Mia Hawkins, Editor-in-Chief

Typically simple and serene with Mary at the forefront, the Grotto erupted into color during the month of April in preparation for Seussical, this year’s senior musical. The center of the Grotto was taken over by a professional stage adorned with the neon and patterns founds in the worlds of Dr. Seuss’ famous children’s books.

Due to its better lighting and space, the Grotto was the venue for the senior musical this year for the first time ever. The most intense and eye-catching part of the set was the stage.
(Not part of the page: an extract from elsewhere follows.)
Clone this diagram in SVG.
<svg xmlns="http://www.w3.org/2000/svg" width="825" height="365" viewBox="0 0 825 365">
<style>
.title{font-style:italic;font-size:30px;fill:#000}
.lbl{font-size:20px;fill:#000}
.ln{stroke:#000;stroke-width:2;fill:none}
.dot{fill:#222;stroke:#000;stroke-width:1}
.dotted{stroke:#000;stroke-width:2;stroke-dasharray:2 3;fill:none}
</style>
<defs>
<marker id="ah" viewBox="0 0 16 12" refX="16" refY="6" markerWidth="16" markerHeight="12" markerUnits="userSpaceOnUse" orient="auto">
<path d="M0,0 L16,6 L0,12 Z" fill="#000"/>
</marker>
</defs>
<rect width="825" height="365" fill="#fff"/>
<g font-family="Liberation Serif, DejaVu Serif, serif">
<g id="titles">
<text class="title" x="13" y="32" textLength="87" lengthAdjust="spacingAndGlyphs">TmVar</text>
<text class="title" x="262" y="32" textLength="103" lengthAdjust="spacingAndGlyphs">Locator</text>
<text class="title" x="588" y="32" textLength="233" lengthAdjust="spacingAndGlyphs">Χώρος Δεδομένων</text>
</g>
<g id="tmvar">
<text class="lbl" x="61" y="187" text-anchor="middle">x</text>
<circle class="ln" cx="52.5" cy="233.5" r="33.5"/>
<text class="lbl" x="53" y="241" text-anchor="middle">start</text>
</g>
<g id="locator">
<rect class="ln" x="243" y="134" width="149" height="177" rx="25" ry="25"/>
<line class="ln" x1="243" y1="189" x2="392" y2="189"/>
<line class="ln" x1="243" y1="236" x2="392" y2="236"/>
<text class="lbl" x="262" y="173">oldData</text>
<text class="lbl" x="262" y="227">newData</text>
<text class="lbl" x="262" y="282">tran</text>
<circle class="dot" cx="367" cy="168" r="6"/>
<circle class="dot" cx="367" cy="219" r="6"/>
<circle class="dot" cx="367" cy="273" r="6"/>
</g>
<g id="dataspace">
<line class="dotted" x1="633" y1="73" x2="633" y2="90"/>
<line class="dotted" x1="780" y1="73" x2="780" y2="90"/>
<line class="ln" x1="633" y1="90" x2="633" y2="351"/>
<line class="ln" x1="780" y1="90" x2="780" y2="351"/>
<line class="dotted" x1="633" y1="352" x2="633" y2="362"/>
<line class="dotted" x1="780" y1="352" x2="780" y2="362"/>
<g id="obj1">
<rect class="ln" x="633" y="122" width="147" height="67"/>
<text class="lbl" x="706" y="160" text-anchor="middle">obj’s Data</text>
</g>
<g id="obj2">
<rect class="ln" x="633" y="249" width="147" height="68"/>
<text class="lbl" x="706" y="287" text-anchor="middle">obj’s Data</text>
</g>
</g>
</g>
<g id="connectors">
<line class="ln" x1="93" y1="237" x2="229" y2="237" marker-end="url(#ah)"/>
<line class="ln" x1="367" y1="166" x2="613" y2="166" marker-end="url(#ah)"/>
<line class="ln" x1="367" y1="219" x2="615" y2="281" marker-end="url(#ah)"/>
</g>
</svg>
“We went through a few iterations for the set,” Stage Manager and senior Louis diBernardo said. “We originally did not have walls or any structures … but [this idea] was soon scrapped as we realized it was too abstract for the audience. We then saw this image online of a set … and we fell in love with it. So we decided to rent it instead of build it because in order to build it, we would have had to be there all of spring break, which we did not want to do.”

Most aspects of the set, including lighting and props, were rented out. However, many were still designed, built or purchased by the props crew.
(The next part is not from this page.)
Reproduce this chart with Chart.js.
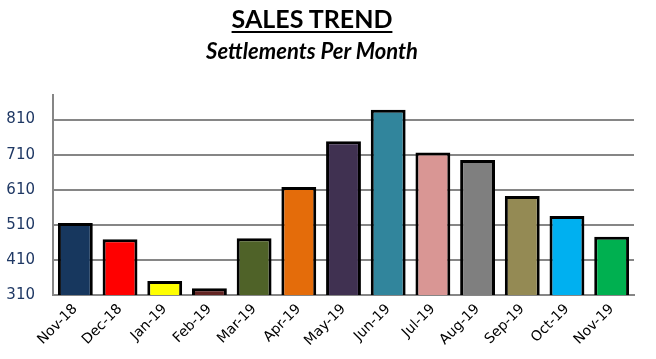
<!DOCTYPE html>
<html>
<head>
<meta charset="utf-8">
<script src="https://cdn.jsdelivr.net/npm/chart.js"></script>
<style>
  html, body { margin: 0; padding: 0; background: #fff; }
  #wrap { position: relative; width: 656px; height: 359px; }
  #title, #subtitle {
    position: absolute; left: 0; width: 656px; text-align: center;
    font-family: Lato, "Open Sans", sans-serif; font-weight: bold; color: #000;
    white-space: nowrap;
  }
  #title { top: 3px; font-size: 25px; line-height: 30px; text-decoration: underline; text-decoration-thickness: 2px; text-underline-offset: 3px; left: -16px; }
  #subtitle { top: 37px; font-size: 22px; line-height: 28px; font-style: italic; left: -16px; }
</style>
</head>
<body>
<div id="wrap">
  <canvas id="sales-chart" width="656" height="359"></canvas>
  <div id="title">SALES TREND</div>
  <div id="subtitle">Settlements Per Month</div>
</div>
<script>
const months = ['Nov-18', 'Dec-18', 'Jan-19', 'Feb-19', 'Mar-19', 'Apr-19', 'May-19',
  'Jun-19', 'Jul-19', 'Aug-19', 'Sep-19', 'Oct-19', 'Nov-19']
const settlements = [515, 469, 350, 329, 472, 618, 748, 838, 716, 695, 592, 535, 476]
const barColors = ['#17375E', '#FF0000', '#FFFF00', '#632523', '#4F6228', '#E46C0A', '#403151',
  '#31859C', '#D99694', '#7F7F7F', '#948A54', '#00B0F0', '#00B050']
const yTicks = [310, 410, 510, 610, 710, 810]

const gridGray = '#868686'

const ctx = document.getElementById('sales-chart').getContext('2d')
new Chart(ctx, {
  type: 'bar',
  data: {
    labels: months,
    datasets: [{
      label: 'Settlements',
      data: settlements,
      backgroundColor: barColors,
      borderColor: '#000',
      borderWidth: 3,
      borderSkipped: false,
      barPercentage: 0.78,
      categoryPercentage: 1,
    }],
  },
  options: {
    responsive: false,
    animation: false,
    layout: { padding: { top: 95, right: 22, left: 0, bottom: 0 } },
    plugins: { legend: { display: false }, tooltip: { enabled: false } },
    scales: {
      x: {
        grid: { display: false, drawTicks: false },
        border: { display: true, color: gridGray, width: 2 },
        ticks: {
          maxRotation: 45, minRotation: 45, padding: 6,
          color: '#000',
          font: { family: 'DejaVu Sans', size: 14 },
        },
        afterFit: (scale) => { scale.height = 64 },
      },
      y: {
        min: 310,
        max: 880,
        afterBuildTicks: (scale) => { scale.ticks = yTicks.map(v => ({ value: v })) },
        grid: { color: gridGray, lineWidth: 2, drawTicks: false },
        border: { display: true, color: gridGray, width: 2 },
        ticks: {
          padding: 18,
          color: '#1F3864',
          font: { family: 'DejaVu Sans', size: 15 },
        },
        afterFit: (scale) => { scale.width = 53 },
      },
    },
  },
})
</script>
</body>
</html>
“We pulled inspiration from Dr. Seuss books and movies,” Props Lead and junior Betty Pham said. “There were also a lot of things that we made, such as the clovers — we spent days making nearly 200 puffballs out of yarn.”

Dr. Seuss stories are undoubtedly full of color and magic that go beyond the wildest of imaginations, which made visuals such as make-up and hair extremely important aspects of bringing this musical to life. Before showtime, much of the cast was required to arrive three hours before in order to get themselves prepared and into character.

“This show was a big deal for me and I didn’t want to let the seniors down, so I definitely had more pressure put on me to well than other shows,” Makeup Lead and junior Maria Contreras said. “…Having a big crew is essential…a lot of my team members picked up the skills pretty well and the makeup process went smoothly during show nights.”

Working in the Grotto worked to the crew’s advantage in some aspects. Because of the set and everything already being on campus, they’re weren’t as limited when it came to move rehearsal and prep time. However, according to Pham, the limit of backstage area didn’t prove to be easy. Neither was the clean-up that the crew had to do in order to not be in the way during school the next morning.

Even with the pressure of responsibilities, the backstage crew was expected to keep calm and make sure everything is within their control to keep trust between them and the cast, said sophomore Gwendolyn Smith, one of the costume leads. Smith said it is all about mental preparation.

“You have to prepare to manage your time so you can get homework done and be extremely tired the whole week,” Smith said. “As a backstage lead, you have to stay calm, even if you are secretly freaking out. You also have to be prepared for tech week, which takes a lot of energy and time.”

Tech week takes place the week before the opening of a show, musical, or any other type of production. At this point, all technical elements of the show are used during rehearsals for the first time. This also about the time Stage Manager, in this case diBernardo, works on the final drafts of the cue script. This script includes all the calls or cues the stage manager has to make throughout the show. It holds a combination of blocking, choreography, and technical cues.

“…the creation of my prompt book was one of the most important tasks for me going into the show,” diBernardo said.

Despite dealing with the struggles of having to learn how to work behind the scenes, train their teams, deal with issues such as finances and design, the students working backstage of Seussical pulled together and created a memorable show for the cast to be a part of and for others to enjoy.

“It was a lot of responsibilities that made me, I feel, a better lead and a more responsible person,” Contreras said.

With more than 100 seniors making up the cast, it’s no surprise that the crew found this production to be more challenging and rewarding.

“I think the large amount of people made the entire process a lot more fun,” Pham said. “I met and formed stronger bonds with a lot of seniors, which was really nice because it was the last time I’d get to work on a show with them again. The amount of fun that comes with such a large group of people definitely made everything a lot less stressful.”